The simplest type of array of parallel half-wave dipoles is that using half-wavelength spacing and half-wavelength feeders that are unmatched. The currents in the several dipoles of the array are assumed to be equal since presumably they are all fed with equal driving potentials. This implies the further assumption that all the radiators have equal impedances. A simple computation of the driving-point impedance of each radiator in such an array, using mutual impedances between all radiators and their images, reveals that when the desired currents exist in the system the individual impedances are not equal, owing to the effects of radiation couplings with all the other radiators and images in the system. Those on the perimeter of the curtain have the greatest differences from anything that can be called a common value. Proximity to ground and to reflectors has a major influence on the operating impedance of each dipole.

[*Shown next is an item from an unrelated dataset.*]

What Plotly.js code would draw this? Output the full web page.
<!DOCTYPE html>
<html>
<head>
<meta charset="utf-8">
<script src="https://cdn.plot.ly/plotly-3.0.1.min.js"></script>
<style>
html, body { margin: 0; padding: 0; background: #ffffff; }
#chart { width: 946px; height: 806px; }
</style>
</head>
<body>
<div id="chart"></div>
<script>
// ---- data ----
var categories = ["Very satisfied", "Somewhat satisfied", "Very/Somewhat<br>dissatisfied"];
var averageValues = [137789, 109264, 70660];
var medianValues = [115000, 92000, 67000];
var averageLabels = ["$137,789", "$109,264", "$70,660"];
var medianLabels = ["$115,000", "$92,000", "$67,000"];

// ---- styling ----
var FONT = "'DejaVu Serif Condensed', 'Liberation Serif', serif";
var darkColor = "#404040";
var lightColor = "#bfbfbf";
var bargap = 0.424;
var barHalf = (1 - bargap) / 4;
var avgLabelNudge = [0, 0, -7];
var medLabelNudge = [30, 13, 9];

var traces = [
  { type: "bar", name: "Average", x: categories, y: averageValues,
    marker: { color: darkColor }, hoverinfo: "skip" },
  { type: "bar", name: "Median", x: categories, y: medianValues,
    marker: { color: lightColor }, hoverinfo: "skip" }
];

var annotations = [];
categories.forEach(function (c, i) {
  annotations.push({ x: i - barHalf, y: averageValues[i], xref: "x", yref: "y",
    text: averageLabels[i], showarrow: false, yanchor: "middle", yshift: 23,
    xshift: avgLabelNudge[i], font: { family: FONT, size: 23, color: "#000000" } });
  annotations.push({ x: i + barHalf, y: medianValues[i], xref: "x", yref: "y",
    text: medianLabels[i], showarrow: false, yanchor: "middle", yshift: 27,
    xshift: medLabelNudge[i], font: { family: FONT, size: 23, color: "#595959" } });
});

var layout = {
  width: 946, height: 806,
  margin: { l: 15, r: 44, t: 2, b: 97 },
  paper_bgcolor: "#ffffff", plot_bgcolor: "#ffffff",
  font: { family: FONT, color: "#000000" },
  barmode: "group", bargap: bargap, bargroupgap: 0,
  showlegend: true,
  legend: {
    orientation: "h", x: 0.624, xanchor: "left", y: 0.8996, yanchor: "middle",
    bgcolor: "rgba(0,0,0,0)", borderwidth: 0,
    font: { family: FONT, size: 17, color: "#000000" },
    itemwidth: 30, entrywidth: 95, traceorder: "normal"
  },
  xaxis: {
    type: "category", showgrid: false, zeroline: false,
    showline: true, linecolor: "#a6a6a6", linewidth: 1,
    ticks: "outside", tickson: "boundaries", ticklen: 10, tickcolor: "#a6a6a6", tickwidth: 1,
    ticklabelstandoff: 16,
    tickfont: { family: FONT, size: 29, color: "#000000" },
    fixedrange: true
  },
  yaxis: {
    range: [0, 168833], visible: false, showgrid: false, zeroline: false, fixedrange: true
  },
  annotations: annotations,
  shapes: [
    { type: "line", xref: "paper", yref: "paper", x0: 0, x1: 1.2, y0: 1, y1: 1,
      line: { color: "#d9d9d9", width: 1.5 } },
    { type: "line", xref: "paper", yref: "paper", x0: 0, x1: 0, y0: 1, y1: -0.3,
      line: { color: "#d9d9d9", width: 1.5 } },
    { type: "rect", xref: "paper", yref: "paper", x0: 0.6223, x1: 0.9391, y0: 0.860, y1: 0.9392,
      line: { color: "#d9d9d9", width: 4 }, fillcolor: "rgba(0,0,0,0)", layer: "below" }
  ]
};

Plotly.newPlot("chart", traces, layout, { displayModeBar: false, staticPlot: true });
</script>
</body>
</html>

When the radiators are spaced at arbitrary distances, and when specific current amplitudes are required in the various radiators to obtain a specified radiation pattern, the system has then to be fed so that each radiator is correctly excited. This requires a knowledge of the self-impedance and all the mutual impedances in order to determine the driving-point impedance of each radiator. The feeder system must then provide for the correct power, potential, and current phase at each radiator, which are determined by its impedance and its position in the array.

The computation of mutual impedances may be very laborious since the only available precomputed figures are for parallel half-wave dipoles, with their ends opposite each other, and for collinear dipoles (see Figs. 3.61 and 3.62). The echelon dispositions are too numerous to compute for all rases and only a small number of data are published. Therefore one must compute the impedances according to the circumstances of each problem. Unfortunately it is necessary to take into account the most remote dipoles of the system, so that the labor cannot be avoided.

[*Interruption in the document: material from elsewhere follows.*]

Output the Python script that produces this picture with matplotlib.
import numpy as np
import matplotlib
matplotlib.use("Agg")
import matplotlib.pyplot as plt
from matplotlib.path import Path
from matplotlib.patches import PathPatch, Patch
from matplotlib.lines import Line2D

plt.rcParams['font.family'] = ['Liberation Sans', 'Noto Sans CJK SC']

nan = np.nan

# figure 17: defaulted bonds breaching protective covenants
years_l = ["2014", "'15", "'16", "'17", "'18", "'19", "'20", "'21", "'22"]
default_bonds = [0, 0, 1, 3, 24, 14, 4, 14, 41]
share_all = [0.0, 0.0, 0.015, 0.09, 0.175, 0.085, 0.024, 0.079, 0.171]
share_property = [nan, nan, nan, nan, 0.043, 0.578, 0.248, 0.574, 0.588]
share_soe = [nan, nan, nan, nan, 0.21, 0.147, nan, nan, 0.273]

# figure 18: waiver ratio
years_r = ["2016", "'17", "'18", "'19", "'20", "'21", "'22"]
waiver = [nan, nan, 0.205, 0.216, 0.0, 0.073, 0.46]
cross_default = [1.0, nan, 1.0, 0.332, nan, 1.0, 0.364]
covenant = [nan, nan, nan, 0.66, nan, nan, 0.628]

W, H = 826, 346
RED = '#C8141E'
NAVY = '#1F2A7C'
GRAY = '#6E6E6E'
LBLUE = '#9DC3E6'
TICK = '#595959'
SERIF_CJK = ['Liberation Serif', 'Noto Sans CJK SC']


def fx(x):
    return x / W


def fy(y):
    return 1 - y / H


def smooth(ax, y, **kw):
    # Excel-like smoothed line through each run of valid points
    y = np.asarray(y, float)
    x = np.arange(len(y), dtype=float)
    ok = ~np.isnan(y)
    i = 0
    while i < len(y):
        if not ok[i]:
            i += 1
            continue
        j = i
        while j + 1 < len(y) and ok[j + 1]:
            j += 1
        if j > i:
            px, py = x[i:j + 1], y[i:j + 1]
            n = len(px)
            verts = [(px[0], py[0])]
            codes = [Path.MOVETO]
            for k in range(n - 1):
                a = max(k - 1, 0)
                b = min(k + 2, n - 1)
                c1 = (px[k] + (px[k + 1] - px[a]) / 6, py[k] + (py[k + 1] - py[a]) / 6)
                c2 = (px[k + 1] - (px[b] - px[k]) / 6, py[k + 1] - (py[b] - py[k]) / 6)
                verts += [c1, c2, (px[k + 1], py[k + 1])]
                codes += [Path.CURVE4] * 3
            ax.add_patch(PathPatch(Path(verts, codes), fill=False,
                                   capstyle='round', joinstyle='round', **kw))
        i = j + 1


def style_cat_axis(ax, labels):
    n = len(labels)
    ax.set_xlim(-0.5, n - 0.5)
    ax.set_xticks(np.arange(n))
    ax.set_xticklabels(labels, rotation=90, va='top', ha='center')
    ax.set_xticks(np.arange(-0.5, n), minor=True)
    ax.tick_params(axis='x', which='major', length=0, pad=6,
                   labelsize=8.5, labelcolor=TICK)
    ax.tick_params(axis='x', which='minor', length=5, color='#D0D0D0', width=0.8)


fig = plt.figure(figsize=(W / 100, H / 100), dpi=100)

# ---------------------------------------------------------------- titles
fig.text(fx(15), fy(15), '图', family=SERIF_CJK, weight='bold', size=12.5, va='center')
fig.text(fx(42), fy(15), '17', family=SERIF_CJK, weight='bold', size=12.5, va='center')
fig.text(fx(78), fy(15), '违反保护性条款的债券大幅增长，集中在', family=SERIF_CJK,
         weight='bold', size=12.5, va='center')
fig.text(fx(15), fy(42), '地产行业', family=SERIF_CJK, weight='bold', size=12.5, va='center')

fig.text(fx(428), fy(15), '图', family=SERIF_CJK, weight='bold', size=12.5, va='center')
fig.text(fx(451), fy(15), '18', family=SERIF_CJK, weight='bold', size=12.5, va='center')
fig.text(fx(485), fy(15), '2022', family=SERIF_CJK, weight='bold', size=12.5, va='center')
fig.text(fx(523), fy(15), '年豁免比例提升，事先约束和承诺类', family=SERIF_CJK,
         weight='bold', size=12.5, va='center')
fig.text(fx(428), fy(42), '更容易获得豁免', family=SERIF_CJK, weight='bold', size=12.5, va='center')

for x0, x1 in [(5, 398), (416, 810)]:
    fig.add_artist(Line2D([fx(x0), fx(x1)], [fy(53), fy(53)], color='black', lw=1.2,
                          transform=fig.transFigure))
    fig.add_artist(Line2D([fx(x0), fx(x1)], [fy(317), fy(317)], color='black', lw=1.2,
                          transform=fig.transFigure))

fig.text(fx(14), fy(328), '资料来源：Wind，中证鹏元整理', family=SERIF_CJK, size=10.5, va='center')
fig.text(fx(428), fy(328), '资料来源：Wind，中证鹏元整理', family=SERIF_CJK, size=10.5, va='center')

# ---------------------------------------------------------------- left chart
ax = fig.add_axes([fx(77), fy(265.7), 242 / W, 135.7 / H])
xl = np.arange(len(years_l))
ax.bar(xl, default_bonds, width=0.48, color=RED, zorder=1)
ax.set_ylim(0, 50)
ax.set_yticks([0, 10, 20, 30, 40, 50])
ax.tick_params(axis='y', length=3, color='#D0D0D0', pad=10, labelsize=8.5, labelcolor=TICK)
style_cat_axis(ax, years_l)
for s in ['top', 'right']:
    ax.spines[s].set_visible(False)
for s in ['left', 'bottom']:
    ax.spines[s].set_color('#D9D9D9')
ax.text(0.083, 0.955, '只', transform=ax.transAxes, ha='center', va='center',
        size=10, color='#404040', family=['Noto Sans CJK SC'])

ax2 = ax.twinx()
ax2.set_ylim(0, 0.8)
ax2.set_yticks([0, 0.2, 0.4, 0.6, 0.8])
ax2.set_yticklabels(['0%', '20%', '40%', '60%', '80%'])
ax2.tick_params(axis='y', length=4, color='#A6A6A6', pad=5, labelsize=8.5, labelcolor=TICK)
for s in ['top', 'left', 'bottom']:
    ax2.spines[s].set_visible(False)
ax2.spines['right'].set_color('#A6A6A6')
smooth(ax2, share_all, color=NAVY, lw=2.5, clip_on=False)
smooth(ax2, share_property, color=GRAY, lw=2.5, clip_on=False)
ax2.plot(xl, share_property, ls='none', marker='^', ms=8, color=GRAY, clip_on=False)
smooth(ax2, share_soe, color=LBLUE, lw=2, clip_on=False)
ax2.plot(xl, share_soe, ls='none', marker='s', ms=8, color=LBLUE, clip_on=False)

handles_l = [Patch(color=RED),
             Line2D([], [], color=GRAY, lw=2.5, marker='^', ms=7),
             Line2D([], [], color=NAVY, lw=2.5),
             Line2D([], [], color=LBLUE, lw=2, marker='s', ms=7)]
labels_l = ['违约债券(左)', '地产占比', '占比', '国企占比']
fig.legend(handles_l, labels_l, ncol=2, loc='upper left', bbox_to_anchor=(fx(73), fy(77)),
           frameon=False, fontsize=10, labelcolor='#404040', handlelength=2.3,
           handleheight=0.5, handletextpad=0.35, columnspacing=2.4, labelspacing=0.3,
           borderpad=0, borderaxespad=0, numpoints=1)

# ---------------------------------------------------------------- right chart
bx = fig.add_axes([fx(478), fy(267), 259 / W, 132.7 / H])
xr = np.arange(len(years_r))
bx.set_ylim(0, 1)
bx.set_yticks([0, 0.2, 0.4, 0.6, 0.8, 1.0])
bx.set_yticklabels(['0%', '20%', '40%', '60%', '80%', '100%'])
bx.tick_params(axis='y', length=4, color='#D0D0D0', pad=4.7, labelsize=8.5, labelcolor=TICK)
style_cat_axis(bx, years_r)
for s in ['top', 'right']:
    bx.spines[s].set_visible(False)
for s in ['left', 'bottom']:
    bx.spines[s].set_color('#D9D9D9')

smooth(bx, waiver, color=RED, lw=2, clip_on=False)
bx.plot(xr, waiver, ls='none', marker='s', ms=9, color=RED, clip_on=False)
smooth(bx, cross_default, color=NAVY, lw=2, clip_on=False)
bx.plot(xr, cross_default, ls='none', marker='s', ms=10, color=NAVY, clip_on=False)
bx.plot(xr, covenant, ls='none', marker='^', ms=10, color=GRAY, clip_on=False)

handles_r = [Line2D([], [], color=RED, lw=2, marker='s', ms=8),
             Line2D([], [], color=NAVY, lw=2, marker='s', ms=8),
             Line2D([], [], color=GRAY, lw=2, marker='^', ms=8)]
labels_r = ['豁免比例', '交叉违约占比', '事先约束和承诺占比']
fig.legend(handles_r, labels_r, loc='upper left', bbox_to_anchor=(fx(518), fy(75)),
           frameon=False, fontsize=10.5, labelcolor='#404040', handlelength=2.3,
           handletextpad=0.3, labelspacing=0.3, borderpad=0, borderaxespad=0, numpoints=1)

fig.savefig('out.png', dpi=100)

In order to design properly a radiating system with a specified current distribution, the exact impedance of each radiator must be known and the feeder system designed to provide exactly the required excitation before the system is constructed.

FIG. 3.61. Mutual impedance between two parallel nonstaggered half-wave dipoles with spacing S. (After Carter.)

Unless the complete project is done in this manner, its objective may not be realizable because it is always impractical, and usually impossible, to cut and try here and there to correct for errors in the system design. There are too many interdependent variables involved to permit adjustment by manipulation, even if the critical locations were accessible after the array is in place.

The system must therefore be built precisely to the final dimensions, and it must work the first time. This requirement is the same as for the medium-frequency broadcast directive systems discussed in Sec. 2.7.3; but there the feed terminals of the various radiators were physically accessible, and it was therefore possible to trim the adjustments slightly to obtain the final degree of correct operation. This is usually impossible in high-frequency antennas.

FIG. 3.62. Mutual impedance between two collinear thin half-wave dipoles. (d is the distance between dipole centers.) (After Carter.)